= IEC 62379 =

Control protocol based on Simple Network Management Protocol

IEC 62379 is a control engineering standard for the common control interface for networked digital audio and video products. IEC 62379 uses Simple Network Management Protocol to communicate control and monitoring information.

It is a family of standards that specifies a control framework for networked audio and video equipment and is published by the International Electrotechnical Commission. It has been designed to provide a means for entering a common set of management commands to control the transmission across the network as well as other functions within the interfaced equipment.

==Organization==
The parts within this standard include:
- Part 1: General,
- Part 2: Audio,
- Part 3: Video,
- Part 4: Data,
- Part 5: Transmission over networks,
- Part 6: Packet transfer service,
- Part 7: Measurement (for EBU ECN-IPM Group)

Part one is common to all equipment that conforms to IEC 62379 and a preview of the published document can be downloaded from the IEC web store here, a section of the International Electrotechnical Commission web site. More information is available at the project group web site.

==History==
===2 October 2008===
Part 2, Audio has now been published and a preview can be downloaded from the IEC web store, a section the International Electrotechnical Commission web site.

===31 August 2011===
A first edition of Part 3, Video has been submitted to the IEC International Electrotechnical Commission technical committee for the commencement of the standardization process for this part.
It contains the video MIB required by Part 7.
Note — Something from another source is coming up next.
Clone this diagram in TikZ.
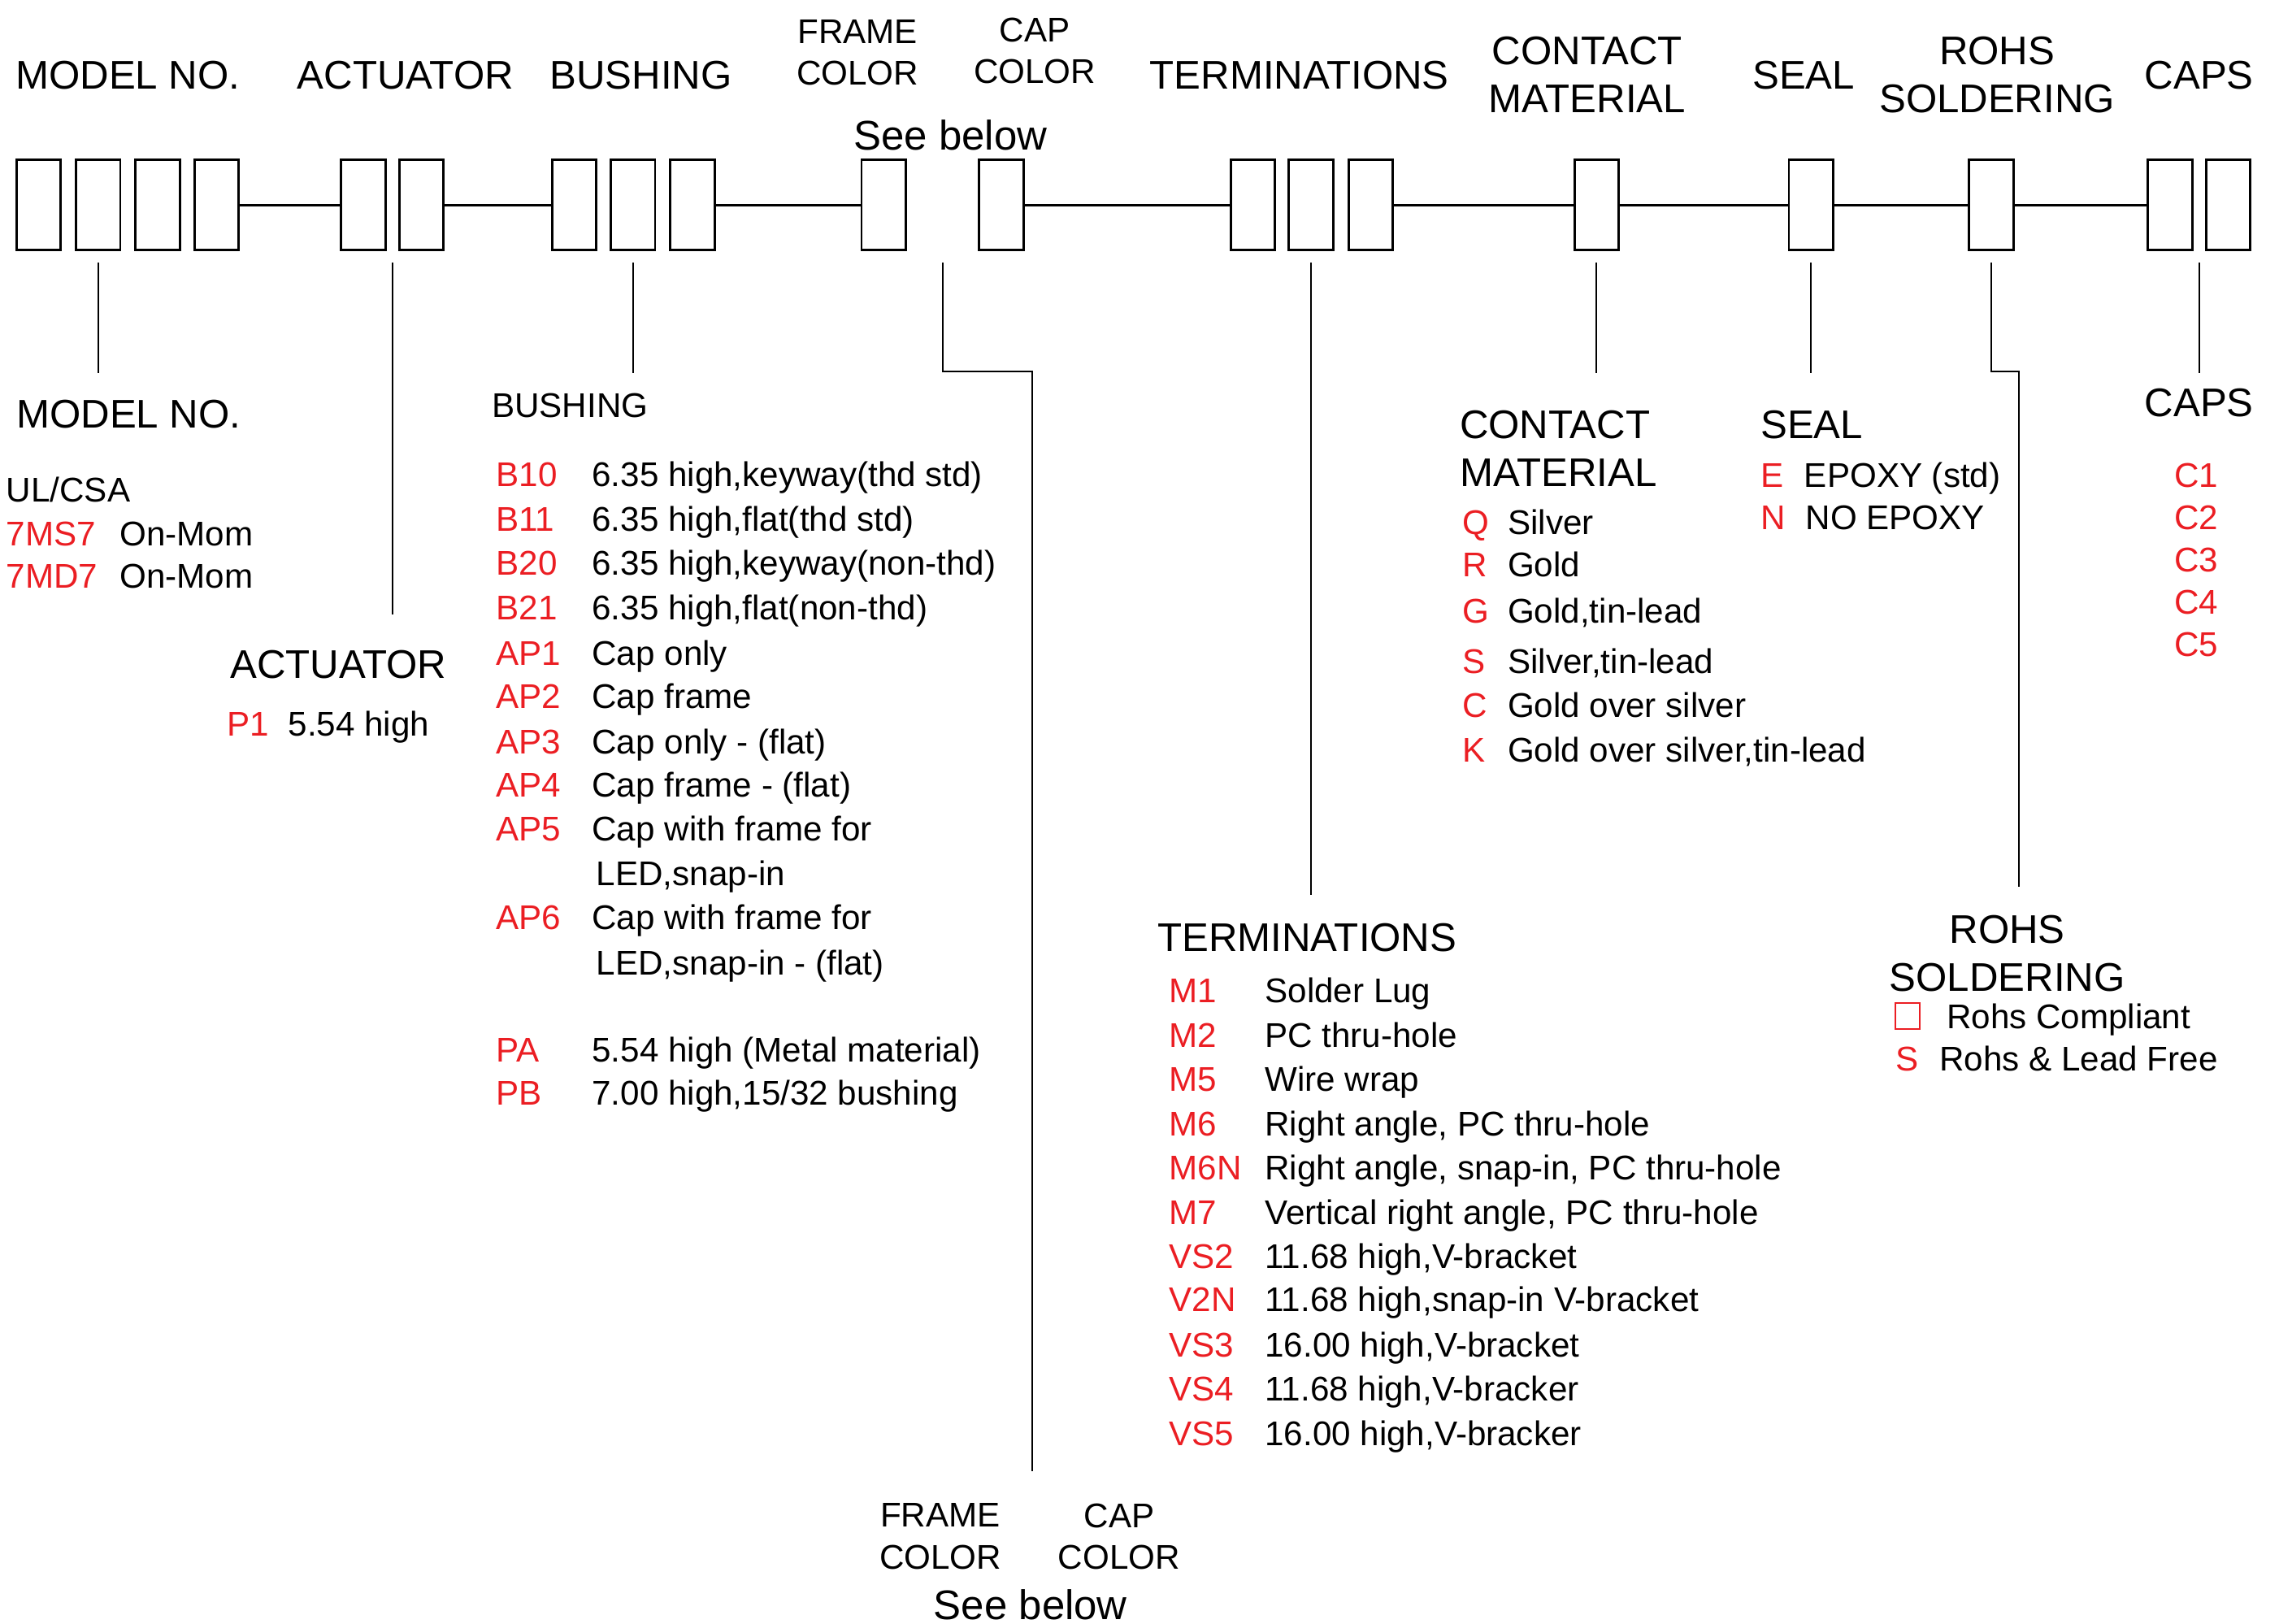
\documentclass[tikz,border=0pt]{standalone}
\usepackage{fontspec}
\setmainfont{Liberation Sans}
\usetikzlibrary{calc}
\definecolor{codered}{RGB}{235,30,35}
\tikzset{
  cell/.style={draw, line width=0.8pt, minimum width=0.545cm, minimum height=1.109cm, inner sep=0pt},
  link/.style={line width=0.8pt},
  lead/.style={line width=0.6pt},
  head/.style={font=\fontsize{14}{16.8}\selectfont, inner sep=0pt, align=center},
  headsm/.style={font=\fontsize{12}{14.6}\selectfont, inner sep=0pt, align=center},
  code/.style={font=\fontsize{12}{14}\selectfont, text=codered, inner sep=0pt, anchor=base west},
  desc/.style={font=\fontsize{12}{14}\selectfont, inner sep=0pt, anchor=base west},
}

\begin{document}
\begin{tikzpicture}[x=0.017883cm, y=-0.017883cm]
\useasboundingbox (0,0) rectangle (1568,1117);

% part number boxes
\node[cell] (m1) at (26.5,141) {};
\node[cell] (m2) at (67.5,141) {};
\node[cell] (m3) at (108.5,141) {};
\node[cell] (m4) at (149,141) {};
\node[cell] (a1) at (250,141) {};
\node[cell] (a2) at (290,141) {};
\node[cell] (b1) at (395,141) {};
\node[cell] (b2) at (435.5,141) {};
\node[cell] (b3) at (476.5,141) {};
\node[cell] (f1) at (608,141) {};
\node[cell] (k1) at (689,141) {};
\node[cell] (t1) at (862,141) {};
\node[cell] (t2) at (902,141) {};
\node[cell] (t3) at (943,141) {};
\node[cell] (cm1) at (1098.5,141) {};
\node[cell] (s1) at (1246,141) {};
\node[cell] (r1) at (1370,141) {};
\node[cell] (c1) at (1493,141) {};
\node[cell] (c2) at (1533,141) {};

\draw[link] (m4.east) -- (a1.west);
\draw[link] (a2.east) -- (b1.west);
\draw[link] (b3.east) -- (f1.west);
\draw[link] (k1.east) -- (t1.west);
\draw[link] (t3.east) -- (cm1.west);
\draw[link] (cm1.east) -- (s1.west);
\draw[link] (s1.east) -- (r1.west);
\draw[link] (r1.east) -- (c1.west);

% headings over the boxes
\node[head] (hmodel) at (88,52) {MODEL NO.};
\node[head] (hact) at (279,52) {ACTUATOR};
\node[head] (hbush) at (441,52) {BUSHING};
\node[headsm] (hframe) at (590,36) {FRAME\\COLOR};
\node[headsm] (hcap) at (712,35) {CAP\\COLOR};
\node[head, font=\fontsize{14.5}{17}\selectfont] (hsee) at (654,93) {See below};
\node[head] (hterm) at (894,52) {TERMINATIONS};
\node[head] (hcont) at (1092,51.5) {CONTACT\\MATERIAL};
\node[head] (hseal) at (1241,52) {SEAL};
\node[head] (hrohs) at (1374,51.5) {ROHS\\SOLDERING};
\node[head] (hcaps) at (1513,52) {CAPS};

% leaders
\draw[lead] (m2.south) ++(0,8) -- ++(0,76);
\draw[lead] ($(a1.south)!.5!(a2.south)$) ++(0,8) -- ++(0,242);
\draw[lead] (b2.south) ++(0,8) -- ++(0,76);
\coordinate (fcend) at (710,1012);
\draw[lead] ($(f1.south)!.5!(k1.south)$) ++(0,8) -- ++(0,75) -| (fcend);
\draw[lead] (t2.south) ++(0,8) -- ++(0,435);
\draw[lead] (cm1.south) ++(0,8) -- ++(0,76);
\draw[lead] (s1.south) ++(0,8) -- ++(0,76);
\coordinate (rohsend) at (1389,610);
\draw[lead] (r1.south) ++(0,8) -- ++(0,75) -| (rohsend);
\draw[lead] ($(c1.south)!.5!(c2.south)$) ++(0,8) -- ++(0,76);

% model no.
\node[head, anchor=west] (lmodel) at (11,285) {MODEL NO.};
\node[desc] (ulcsa) at (4,345.5) {UL/CSA};
\node[code] (mc1) at (4,375.5) {7MS7};
\node[desc] (md1) at (82,375.5) {On-Mom};
\node[code] (mc2) at (4,404.5) {7MD7};
\node[desc] (md2) at (82,404.5) {On-Mom};

% actuator
\node[head, anchor=west] (lact) at (158,457) {ACTUATOR};
\node[code] (ac1) at (156,506.5) {P1};
\node[desc] (ad1) at (198,506.5) {5.54 high};

% bushing
\node[headsm, anchor=west] (lbush) at (338,279) {BUSHING};
\foreach \y/\c/\d [count=\i] in {326/B10/{6.35 high,keyway(thd std)},
    357/B11/{6.35 high,flat(thd std)}, 387/B20/{6.35 high,keyway(non-thd)},
    418/B21/{6.35 high,flat(non-thd)}, 449/AP1/{Cap only}, 479/AP2/{Cap frame},
    510/AP3/{Cap only - (flat)}, 540/AP4/{Cap frame - (flat)},
    570/AP5/{Cap with frame for}, 631/AP6/{Cap with frame for},
    722/PA/{5.54 high (Metal material)}, 752/PB/{7.00 high,15/32 bushing}}{
  \node[code] (bc\i) at (341,\y+8.5) {\c};
  \node[desc] (bd\i) at (407,\y+8.5) {\d};
}
\node[desc] (bled1) at (410,609.5) {LED,snap-in};
\node[desc] (bled2) at (410,670.5) {LED,snap-in - (flat)};

% terminations
\node[head, anchor=west] (lterm) at (796,645) {TERMINATIONS};
\foreach \y/\c/\d [count=\i] in {681/M1/{Solder Lug}, 712/M2/{PC thru-hole},
    742/M5/{Wire wrap}, 773/M6/{Right angle, PC thru-hole},
    803/M6N/{Right angle, snap-in, PC thru-hole},
    834/M7/{Vertical right angle, PC thru-hole},
    864/VS2/{11.68 high,V-bracket}, 894/V2N/{11.68 high,snap-in V-bracket},
    925/VS3/{16.00 high,V-bracket}, 955/VS4/{11.68 high,V-bracker},
    986/VS5/{16.00 high,V-bracker}}{
  \node[code] (tc\i) at (804,\y+8.5) {\c};
  \node[desc] (td\i) at (870,\y+8.5) {\d};
}

% contact material
\node[head, align=left, anchor=west] (lcont) at (1004,308.5) {CONTACT\\MATERIAL};
\foreach \y/\c/\d [count=\i] in {359/Q/Silver, 388/R/Gold, 420/G/{Gold,tin-lead},
    455/S/{Silver,tin-lead}, 485/C/{Gold over silver},
    516/K/{Gold over silver,tin-lead}}{
  \node[code] (cc\i) at (1006,\y+8.5) {\c};
  \node[desc] (cd\i) at (1037,\y+8.5) {\d};
}

% seal
\node[head, anchor=west] (lseal) at (1211,292) {SEAL};
\node[code] (sc1) at (1211,335.5) {E};
\node[desc] (sd1) at (1241,335.5) {EPOXY (std)};
\node[code] (sc2) at (1211,364.5) {N};
\node[desc] (sd2) at (1242,364.5) {NO EPOXY};

% rohs soldering
\node[head] (lrohs) at (1381,656) {ROHS\\SOLDERING};
\node[draw=codered, line width=0.6pt, minimum width=0.30cm, minimum height=0.32cm,
  inner sep=0pt] (rbox) at (1312.5,699) {};
\node[desc] (rd1) at (1339,707.5) {Rohs Compliant};
\node[code] (rc2) at (1304,736.5) {S};
\node[desc] (rd2) at (1334,736.5) {Rohs \& Lead Free};

% caps
\node[head] (lcaps) at (1513,277) {CAPS};
\foreach \y [count=\i] in {327,356,385,414,443}{
  \node[code, anchor=base] (cp\i) at (1511,\y+8.5) {C\i};
}

% frame / cap colour, bottom
\node[headsm] (bframe) at (647,1057) {FRAME\\COLOR};
\node[headsm] (bcap) at (770,1057) {CAP\\COLOR};
\node[head, font=\fontsize{14.5}{17}\selectfont] (bsee) at (709,1104) {See below};
\end{tikzpicture}
\end{document}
Part 7, Measurement, has been submitted to the IEC International Electrotechnical Commission technical committee for the commencement of the standardization process for this part.
This part specifies those aspects that are specific to the measurement requirements of the EBU ECN-IPM Group, a member of the Expert Communities Networks. An associated document EBU TECH 3345 has recently been published by the EBU European Broadcasting Union.

===16 December 2011===
Part 3 (Document 100/1896/NP) and Part 7 (Document 100/1897/NP) have been approved by IEC TC 100.

===3 April 2014===
Part 5.2, Transmission over Networks - Signalling, has now been published and can be downloaded from the IEC web store,

===5 June 2015===
IEC 62379-3:2015 Common control interface for networked digital audio and video products - Part 3: Video has now been published and can be downloaded from the IEC web store.

===16 June 2015===
IEC 62379-7:2015 Common control interface for networked digital audio and video products - Part 7: Measurements has now been published and can be downloaded from the IEC web store.
IEC 62379-7:2015 is the standardised (and extended) version of EBU TECH 3345 - End-to-End IP Network Measurement - MIB & Parameters, which can be obtained from here: published by the EBU European Broadcasting Union.